Im Vorjahr habe ich ja schon “Mendelssohn auf dem Dach” gelesen und dadurch den 1900 geborenen und 1959 in Prag verstorbenen Tschechen Jiri Weil kennengelernt, der 1933 vom Kommunismus begeistert nach Moskau ging, bald aber von der Partei ausgeschlossen und nach Mittelasien deportiert wurde. Nach seiner Rückkehr in die Tschechoslowakei entkam er den Nationalsozialisten in dem er seinen Selbstmord vortäuschte und das hat er vermutlich auch in dem Roman verarbeitet, in dem es wohl autobiografische Elemente geht, der  mit einer sehr starken ironischen Distanz, die zeitweise an Kafka erinnert, geschrieben wurde.

Da ist der ehemalige Bankbeamge Josef oder Josi  Roubicek der während der deutschen Besatzung in einem beschädigten Haus lebt, friert, kein Geld und keine Marken hat, um sich Fleisch zu kaufen, so verheizt er die Möbeln, ernährt sich von Blut- oder Knochensuppe und verbringt seine Zeit mit Lesen beziehungsweise sich mit seiner nicht anwesenden Geliebten Ruzena zu unterhalten, einer verheirateten Dame, deren Rat zu fliehen, er nicht gefolgt ist.
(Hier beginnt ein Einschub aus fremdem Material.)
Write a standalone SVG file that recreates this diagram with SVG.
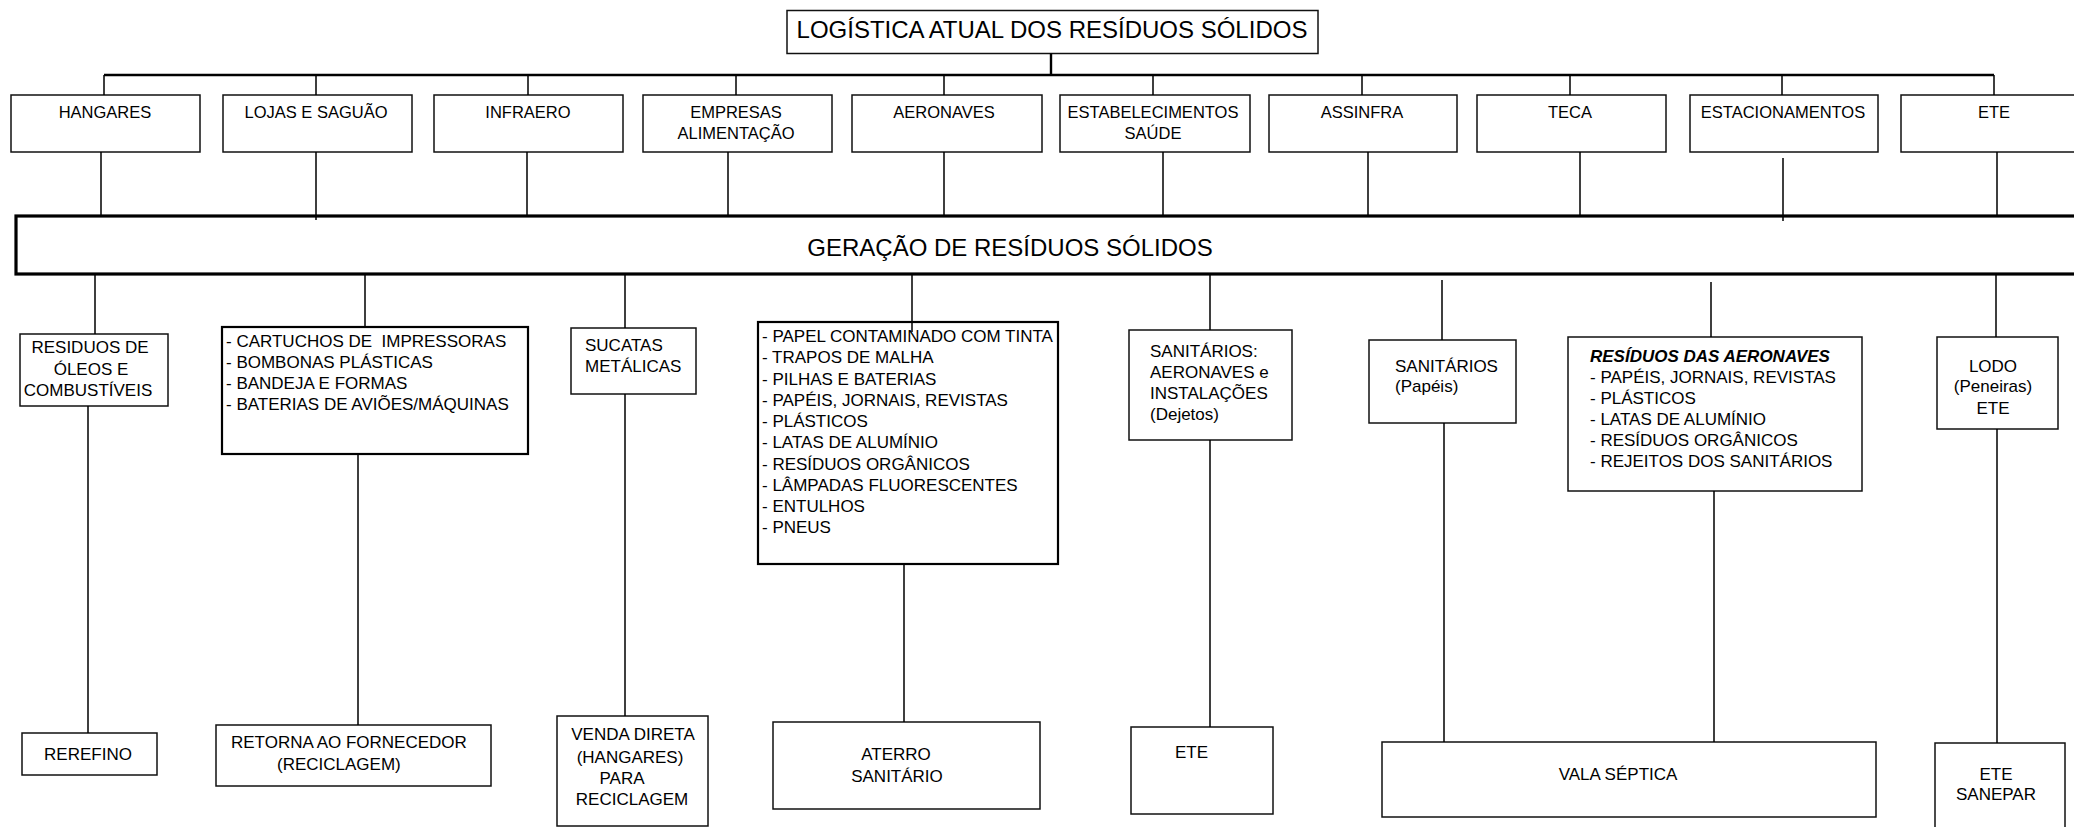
<svg xmlns="http://www.w3.org/2000/svg" width="2074" height="827" viewBox="0 0 2074 827">
  <style>
    .box { fill: #fff; stroke: #111; stroke-width: 1.5; }
    .box2 { fill: #fff; stroke: #000; stroke-width: 2.2; }
    .main { fill: #fff; stroke: #000; stroke-width: 3.2; }
    .t { font-family: "Liberation Sans", Arial, sans-serif; font-size: 16.5px; fill: #000; }
    .m { font-size: 17px; }
    .c { text-anchor: middle; }
    .big { font-family: "Liberation Sans", Arial, sans-serif; font-size: 24px; fill: #000; text-anchor: middle; }
    .bi { font-weight: bold; font-style: italic; }
    .ln { stroke: #000; stroke-width: 1.5; fill: none; }
    .bus { stroke: #000; stroke-width: 2.4; fill: none; }
  </style>

  <!-- title -->
  <g id="title">
    <rect class="box" x="787" y="10.5" width="531" height="43"/>
    <text class="big" x="1052" y="38">LOGÍSTICA ATUAL DOS RESÍDUOS SÓLIDOS</text>
  </g>

  <!-- sources -->
  <g id="hangares">
    <rect class="box" x="11" y="95" width="189" height="57"/>
    <text class="t c" x="105" y="118">HANGARES</text>
  </g>
  <g id="lojas">
    <rect class="box" x="223" y="95" width="189" height="57"/>
    <text class="t c" x="316" y="118">LOJAS E SAGUÃO</text>
  </g>
  <g id="infraero">
    <rect class="box" x="434" y="95" width="189" height="57"/>
    <text class="t c" x="528" y="118">INFRAERO</text>
  </g>
  <g id="empresas">
    <rect class="box" x="643" y="95" width="189" height="57"/>
    <text class="t c" x="736" y="118">EMPRESAS</text>
    <text class="t c" x="736" y="139">ALIMENTAÇÃO</text>
  </g>
  <g id="aeronaves">
    <rect class="box" x="852" y="95" width="190" height="57"/>
    <text class="t c" x="944" y="118">AERONAVES</text>
  </g>
  <g id="saude">
    <rect class="box" x="1060" y="95" width="190" height="57"/>
    <text class="t c" x="1153" y="118">ESTABELECIMENTOS</text>
    <text class="t c" x="1153" y="139">SAÚDE</text>
  </g>
  <g id="assinfra">
    <rect class="box" x="1269" y="95" width="188" height="57"/>
    <text class="t c" x="1362" y="118">ASSINFRA</text>
  </g>
  <g id="teca">
    <rect class="box" x="1477" y="95" width="189" height="57"/>
    <text class="t c" x="1570" y="118">TECA</text>
  </g>
  <g id="estacionamentos">
    <rect class="box" x="1690" y="95" width="188" height="57"/>
    <text class="t c" x="1783" y="118">ESTACIONAMENTOS</text>
  </g>
  <g id="ete-top">
    <rect class="box" x="1901" y="95" width="186" height="57"/>
    <text class="t c" x="1994" y="118">ETE</text>
  </g>

  <!-- generation band -->
  <g id="geracao">
    <rect class="main" x="16" y="216" width="2080" height="58"/>
    <text class="big" x="1010" y="256">GERAÇÃO DE RESÍDUOS SÓLIDOS</text>
  </g>

  <!-- waste types -->
  <g id="oleos">
    <rect class="box" x="20" y="334" width="148" height="72"/>
    <text class="t m c" x="90" y="353">RESIDUOS DE</text>
    <text class="t m c" x="91" y="375">ÓLEOS E</text>
    <text class="t m c" x="88" y="396">COMBUSTÍVEIS</text>
  </g>
  <g id="cartuchos">
    <rect class="box2" x="222" y="327" width="306" height="127"/>
    <text class="t m" x="226" y="347" xml:space="preserve">- CARTUCHOS DE  IMPRESSORAS</text>
    <text class="t m" x="226" y="368">- BOMBONAS PLÁSTICAS</text>
    <text class="t m" x="226" y="389">- BANDEJA E FORMAS</text>
    <text class="t m" x="226" y="410">- BATERIAS DE AVIÕES/MÁQUINAS</text>
  </g>
  <g id="sucatas">
    <rect class="box" x="571" y="328" width="125" height="66"/>
    <text class="t m" x="585" y="351">SUCATAS</text>
    <text class="t m" x="585" y="372">METÁLICAS</text>
  </g>
  <g id="diversos">
    <rect class="box2" x="758" y="322" width="300" height="242"/>
    <text class="t m" x="762" y="342">- PAPEL CONTAMINADO COM TINTA</text>
    <text class="t m" x="762" y="363">- TRAPOS DE MALHA</text>
    <text class="t m" x="762" y="384.5">- PILHAS E BATERIAS</text>
    <text class="t m" x="762" y="406">- PAPÉIS, JORNAIS, REVISTAS</text>
    <text class="t m" x="762" y="427">- PLÁSTICOS</text>
    <text class="t m" x="762" y="448">- LATAS DE ALUMÍNIO</text>
    <text class="t m" x="762" y="469.5">- RESÍDUOS ORGÂNICOS</text>
    <text class="t m" x="762" y="491">- LÂMPADAS FLUORESCENTES</text>
    <text class="t m" x="762" y="512">- ENTULHOS</text>
    <text class="t m" x="762" y="533">- PNEUS</text>
  </g>
  <g id="sanitarios-dejetos">
    <rect class="box" x="1129" y="330" width="163" height="110"/>
    <text class="t m" x="1150" y="357">SANITÁRIOS:</text>
    <text class="t m" x="1150" y="378">AERONAVES e</text>
    <text class="t m" x="1150" y="399">INSTALAÇÕES</text>
    <text class="t m" x="1150" y="420">(Dejetos)</text>
  </g>
  <g id="sanitarios-papeis">
    <rect class="box" x="1369" y="340" width="147" height="83"/>
    <text class="t m" x="1395" y="372">SANITÁRIOS</text>
    <text class="t m" x="1395" y="392">(Papéis)</text>
  </g>
  <g id="residuos-aeronaves">
    <rect class="box" x="1568" y="337" width="294" height="154"/>
    <text class="t m bi" x="1590" y="362">RESÍDUOS DAS AERONAVES</text>
    <text class="t m" x="1590" y="383">- PAPÉIS, JORNAIS, REVISTAS</text>
    <text class="t m" x="1590" y="404">- PLÁSTICOS</text>
    <text class="t m" x="1590" y="425">- LATAS DE ALUMÍNIO</text>
    <text class="t m" x="1590" y="446">- RESÍDUOS ORGÂNICOS</text>
    <text class="t m" x="1590" y="467">- REJEITOS DOS SANITÁRIOS</text>
  </g>
  <g id="lodo">
    <rect class="box" x="1937" y="337" width="121" height="92"/>
    <text class="t m c" x="1993" y="372">LODO</text>
    <text class="t m c" x="1993" y="392">(Peneiras)</text>
    <text class="t m c" x="1993" y="414">ETE</text>
  </g>

  <!-- destinations -->
  <g id="rerefino">
    <rect class="box" x="22" y="733" width="135" height="42"/>
    <text class="t m c" x="88" y="760">REREFINO</text>
  </g>
  <g id="retorna">
    <rect class="box" x="216" y="725" width="275" height="61"/>
    <text class="t m" x="231" y="748">RETORNA AO FORNECEDOR</text>
    <text class="t m" x="277" y="770">(RECICLAGEM)</text>
  </g>
  <g id="venda">
    <rect class="box" x="557" y="716" width="151" height="110"/>
    <text class="t m c" x="633" y="740">VENDA DIRETA</text>
    <text class="t m c" x="630" y="763">(HANGARES)</text>
    <text class="t m c" x="622" y="784">PARA</text>
    <text class="t m c" x="632" y="805">RECICLAGEM</text>
  </g>
  <g id="aterro">
    <rect class="box" x="773" y="722" width="267" height="87"/>
    <text class="t m c" x="896" y="760">ATERRO</text>
    <text class="t m c" x="897" y="782">SANITÁRIO</text>
  </g>
  <g id="ete-dejetos">
    <rect class="box" x="1131" y="727" width="142" height="87"/>
    <text class="t m" x="1175" y="758">ETE</text>
  </g>
  <g id="vala">
    <rect class="box" x="1382" y="742" width="494" height="75"/>
    <text class="t m c" x="1618" y="780">VALA SÉPTICA</text>
  </g>
  <g id="ete-sanepar">
    <rect class="box" x="1935" y="743" width="130" height="90"/>
    <text class="t m c" x="1996" y="780">ETE</text>
    <text class="t m c" x="1996" y="800">SANEPAR</text>
  </g>

  <!-- connectors -->
  <g id="connectors">
    <path class="bus" d="M1051 53.5V75M104 75H1994"/>
    <path class="ln" d="M104 75V95M316 75V95M528 75V95M736 75V95M944 75V95M1153 75V95M1362 75V95M1570 75V95M1782 75V95M1994 75V95"/>
    <path class="ln" d="M101 152V215M316 152V220M527 152V215M728 152V215M944 152V215M1163 152V215M1368 152V215M1580 152V215M1783 158V221M1997 152V215"/>
    <path class="ln" d="M95 275V334M365 275V327M625 275V328M912 275V332M1210 275V330M1442 280V340M1711 282V337M1996 275V337"/>
    <path class="ln" d="M88 406V733M358 454V725M625 394V716M904 564V722M1210 440V727M1444 423V742M1714 491V742M1997 429V743"/>
  </g>
</svg>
Jetzt wird er von Boten aufgesucht, die ihm ständig kafkaeske und damals wohl reale Verordnungen bringen was er alles nicht machen und haben darf. Der Kater Thomas, den er auch nicht besitzen darf, ist ihm zugelaufen. Er unterhält sich auch mit ihm und wird dann einer Arbeit am Friedhof zugeteilt, wo er mit anderen, die Worte “Juden” und “Nazis” werden nicht verwendet, sondern nur von “unsere” und “denen” geschrieben, Gemüse anbaut und zusehen muß, wie einer nach dem anderen in die Festungshaft, wie Weil Therienstadt nennt oder in den Osten deportiert wird. Das geschieht auch seiner Tante und seinem Onkel, bei denen er offenbar aufgewachsen ist, die aber sehr geizig und unfreundlich zu ihm sind.

Andere Bekannte geben ihm Geld und er lernt auch einen Arbeiter kennen, der offenbar eine Widerstandsgruppe aufgebaut hat, der er sich lange nicht anschließen will, sondern nur still neben den Treffen sitzt.

Die Namen der Deportierten werden nach dem Alphabet erstellt. Als man beim Buchstaben  “R” angekommen ist, wird sein Name nicht genannt. Ein anderer “Robitschek” steht aber auf der Liste, dem will er zum Abschied eine Zwiebel schenken, die dieser aber verweigert, weil er entschloßen ist, sich umzubringen. Der Versuch, das mit Gas zu tun, mißlingt. Er kommt in ein Spital und wird für die Deportation gerettet. Als es  soweit ist, springt er aus dem Fenster und stirbt und Josef Roubicek, der die Deportationen mit einer Zirkusvorstellung vergleicht, überlegt lange, ob er untertauchen und sich verstecken soll oder, ob er nicht das moralische Recht hat, das zu tun?

Schließlich wird ihm noch sein Kater erschoßen und er erfährt, daß das auch Ruzena und ihrem Mann so passiert ist. Das läßt ihn sozusagen politisch erwachen  und so endet das Buch,  wie es begonnen hat, mit einem gespräch mit Ruzena.

“Einer der heraussragenden Romane über das Schicksal der Juden unter den Nazis. Ich kenne keinen vergleichbaren” hat Philip Roth laut Buchrücken über den Roman gesagt, schade, daß er so unbekannt geblieben ist, füge ich hinzu.

Im Nachwort steht, daß er 1949 in Prag erschienen ist, aber von den tschechischen Kommunisten verfemt und vernichtet kritisiert wurde.

Ich finde den Tonfall mit dem es geschrieben wurde, sehr interessiant, es erinnerte mich ein bißchen an “Jakob der Lügner” von Jurek Becker und auch an den “Pianisten”, wo ich aber nur den Film geshen habe und das Buch erst lesen muß und besonders  makaber war es, das Buch in einer Zeit zu lesen, wo man die selbstverständlichsten Dinge, wie sich auf eine Parkbank setzen auch nicht darf und wenn man Pech hat mit fünfhundert Euro bestraft wird, wenn man mit seinen Kindern Fußball spielt.